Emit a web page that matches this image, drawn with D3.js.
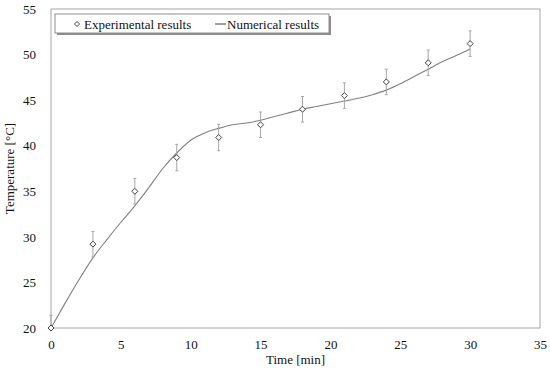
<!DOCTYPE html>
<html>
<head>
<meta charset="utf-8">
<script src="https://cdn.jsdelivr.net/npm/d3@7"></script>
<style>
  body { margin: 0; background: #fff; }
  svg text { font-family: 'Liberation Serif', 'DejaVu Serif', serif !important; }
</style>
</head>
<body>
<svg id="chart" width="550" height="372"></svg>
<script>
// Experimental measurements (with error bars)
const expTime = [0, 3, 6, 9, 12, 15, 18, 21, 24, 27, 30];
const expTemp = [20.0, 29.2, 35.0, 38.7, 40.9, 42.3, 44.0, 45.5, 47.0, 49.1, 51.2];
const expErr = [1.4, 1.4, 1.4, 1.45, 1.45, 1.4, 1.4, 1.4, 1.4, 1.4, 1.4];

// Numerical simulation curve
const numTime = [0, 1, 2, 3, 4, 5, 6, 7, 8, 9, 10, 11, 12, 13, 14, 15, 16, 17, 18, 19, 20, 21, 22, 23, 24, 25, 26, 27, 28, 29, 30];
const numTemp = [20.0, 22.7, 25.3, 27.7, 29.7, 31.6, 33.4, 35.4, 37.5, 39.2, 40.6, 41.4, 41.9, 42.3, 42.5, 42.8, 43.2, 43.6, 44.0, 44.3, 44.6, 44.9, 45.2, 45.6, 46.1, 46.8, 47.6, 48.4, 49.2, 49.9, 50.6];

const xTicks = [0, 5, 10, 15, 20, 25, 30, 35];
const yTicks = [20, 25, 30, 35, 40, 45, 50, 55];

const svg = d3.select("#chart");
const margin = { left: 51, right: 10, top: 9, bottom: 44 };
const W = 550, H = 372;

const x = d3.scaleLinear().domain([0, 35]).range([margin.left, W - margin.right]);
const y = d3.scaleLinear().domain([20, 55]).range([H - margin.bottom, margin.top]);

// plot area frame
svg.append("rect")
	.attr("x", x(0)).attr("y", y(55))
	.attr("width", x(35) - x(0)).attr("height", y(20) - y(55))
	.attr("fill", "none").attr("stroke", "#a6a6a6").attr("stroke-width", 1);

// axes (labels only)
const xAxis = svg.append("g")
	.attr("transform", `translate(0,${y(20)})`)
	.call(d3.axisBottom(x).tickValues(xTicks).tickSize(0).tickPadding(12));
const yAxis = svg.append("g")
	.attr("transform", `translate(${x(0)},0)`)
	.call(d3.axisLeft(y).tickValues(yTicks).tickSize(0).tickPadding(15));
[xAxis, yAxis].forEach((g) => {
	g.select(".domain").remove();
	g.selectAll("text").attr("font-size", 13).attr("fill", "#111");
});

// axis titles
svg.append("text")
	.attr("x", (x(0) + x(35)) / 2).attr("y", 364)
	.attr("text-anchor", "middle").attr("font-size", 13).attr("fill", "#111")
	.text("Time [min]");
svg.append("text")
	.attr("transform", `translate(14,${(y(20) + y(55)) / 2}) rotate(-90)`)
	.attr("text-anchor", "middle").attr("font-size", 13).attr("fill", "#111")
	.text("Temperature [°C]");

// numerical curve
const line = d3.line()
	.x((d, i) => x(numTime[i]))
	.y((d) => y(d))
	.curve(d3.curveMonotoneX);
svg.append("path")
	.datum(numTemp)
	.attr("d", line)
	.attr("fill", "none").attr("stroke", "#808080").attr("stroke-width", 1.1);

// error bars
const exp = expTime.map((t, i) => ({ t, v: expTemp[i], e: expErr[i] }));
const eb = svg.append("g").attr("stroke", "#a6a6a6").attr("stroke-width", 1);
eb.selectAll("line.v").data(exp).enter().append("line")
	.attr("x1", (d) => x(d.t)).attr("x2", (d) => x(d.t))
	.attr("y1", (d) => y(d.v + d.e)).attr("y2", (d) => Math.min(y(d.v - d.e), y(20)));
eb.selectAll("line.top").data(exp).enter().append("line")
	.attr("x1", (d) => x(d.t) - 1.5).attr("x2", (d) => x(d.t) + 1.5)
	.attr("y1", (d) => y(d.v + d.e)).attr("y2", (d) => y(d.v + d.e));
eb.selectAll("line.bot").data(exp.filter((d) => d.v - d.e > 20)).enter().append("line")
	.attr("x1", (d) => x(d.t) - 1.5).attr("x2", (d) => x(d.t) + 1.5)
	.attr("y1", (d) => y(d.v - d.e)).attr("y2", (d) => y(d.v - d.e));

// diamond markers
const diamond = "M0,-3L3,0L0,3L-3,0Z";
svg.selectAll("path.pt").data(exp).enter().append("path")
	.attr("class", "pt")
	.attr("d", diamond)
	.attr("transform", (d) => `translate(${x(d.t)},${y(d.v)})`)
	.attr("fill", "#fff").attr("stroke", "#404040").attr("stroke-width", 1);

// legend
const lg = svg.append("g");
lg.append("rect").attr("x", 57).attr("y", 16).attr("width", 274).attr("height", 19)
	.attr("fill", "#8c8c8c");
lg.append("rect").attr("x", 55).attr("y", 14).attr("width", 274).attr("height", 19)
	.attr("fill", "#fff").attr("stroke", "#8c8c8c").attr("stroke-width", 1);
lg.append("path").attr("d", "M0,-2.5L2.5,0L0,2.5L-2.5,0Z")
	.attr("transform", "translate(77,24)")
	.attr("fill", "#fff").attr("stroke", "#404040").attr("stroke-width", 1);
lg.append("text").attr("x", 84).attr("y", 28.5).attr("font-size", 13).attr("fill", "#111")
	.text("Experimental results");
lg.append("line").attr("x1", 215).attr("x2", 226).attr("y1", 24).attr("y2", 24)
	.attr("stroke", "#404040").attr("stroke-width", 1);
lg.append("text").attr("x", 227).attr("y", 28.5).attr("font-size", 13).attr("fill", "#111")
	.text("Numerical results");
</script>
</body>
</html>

──────────────────────────────

Repeat only the lines between the start of the data and the line with "1.4, 1.4, 1.4];", including those two lines, and skip the pictures.

Emit a web page that matches this image, drawn with D3.js.
<!DOCTYPE html>
<html>
<head>
<meta charset="utf-8">
<script src="https://cdn.jsdelivr.net/npm/d3@7"></script>
<style>
  body { margin: 0; background: #fff; }
  svg text { font-family: 'Liberation Serif', 'DejaVu Serif', serif !important; }
</style>
</head>
<body>
<svg id="chart" width="550" height="372"></svg>
<script>
// Experimental measurements (with error bars)
const expTime = [0, 3, 6, 9, 12, 15, 18, 21, 24, 27, 30];
const expTemp = [20.0, 29.2, 35.0, 38.7, 40.9, 42.3, 44.0, 45.5, 47.0, 49.1, 51.2];
const expErr = [1.4, 1.4, 1.4, 1.45, 1.45, 1.4, 1.4, 1.4, 1.4, 1.4, 1.4];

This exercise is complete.